Reducing bureaucracy would actually not be that difficult, according to Stelter: “The essential measures do not require new laws; one simply has to abolish laws passed over the past ten to twenty years. That is much faster than drafting and coordinating new legislation.”
So why is it not happening? And why is bureaucracy particularly severe in Germany? Most bureaucratic regulations in Germany are ideology cast into law and regulation. It is presented with appealing labels such as “consumer protection,” “protection of employees,” “environmental protection,” “youth protection,” and so on. At its core, it is a Left-Wing and green ideology that is eventually transformed into legislation.
3,200 Social Welfare Clauses
Even with the use of artificial intelligence and considerable scientific effort, the ifo Institute was unable in 2025 to produce a complete inventory of all social benefits and their effects. Researchers documented more than 500 social welfare programs, but had to admit that the purpose, target groups, and costs of many programs could not be quantified. Social benefits are spread across twelve social codes containing more than 3,200 clauses and numerous special provisions. The federal government alone has created more than 300 different programs, some of which overlap.
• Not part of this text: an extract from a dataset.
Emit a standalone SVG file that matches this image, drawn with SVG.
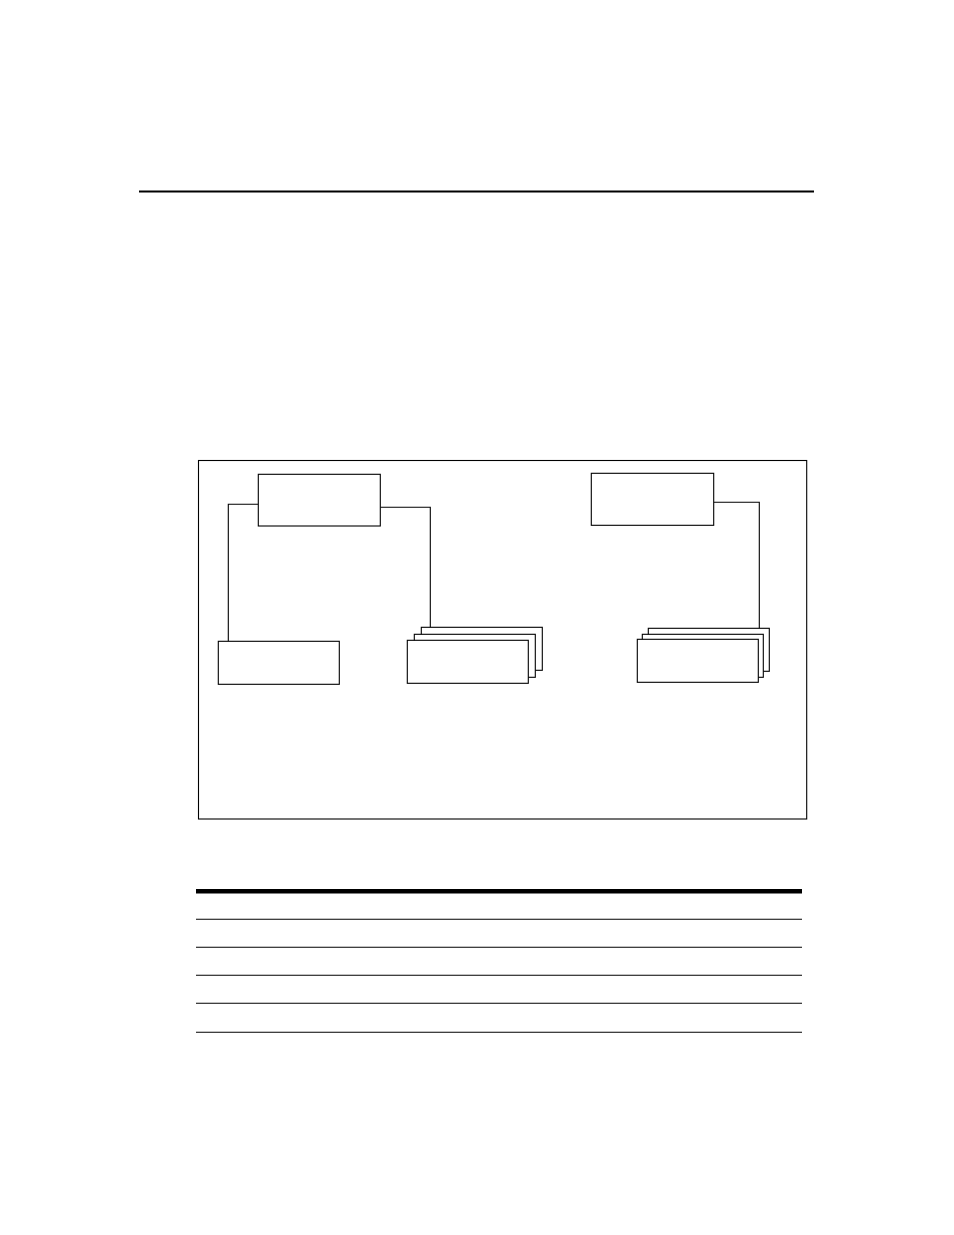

More than 17 percent of all public-sector employees in Germany now work in the field of social security. Social insurance institutions alone employ 364,000 people and generate administrative costs of 25 billion euros.
Germans have one positive and one negative characteristic. The positive characteristic is their thoroughness. The negative characteristic is their affinity for radical ideological thinking. Germany wants to save the world from a climate apocalypse and eradicate poverty worldwide. The latter is pursued through mass immigration and development aid: no country in the world spends as much on development aid as Germany (29.1 billion euros). When ideological thinking is implemented especially thoroughly and perfectly, the result is the suffocating flood of laws and regulations under which Germany suffers.
The State Keeps Expanding
Will this change? Reducing bureaucracy will not succeed unless the underlying causes are first eliminated — above all, Left-Wing and green ideology. Even though Chancellor Friedrich Merz promised before the elections that “the left is finished,” we see every day that this is not the case.
The state continues to expand. More than five million people now work in Germany’s public sector, representing eleven percent of the workforce. Since 2012, the number of public employees has increased by 584,000, or 14 percent. If one also includes employees of social insurance institutions as well as publicly controlled entities and companies under private law (such as Deutsche Bahn), the picture becomes even more dramatic: since 2012, another 943,000 employees have been added, bringing the total to 6.7 million.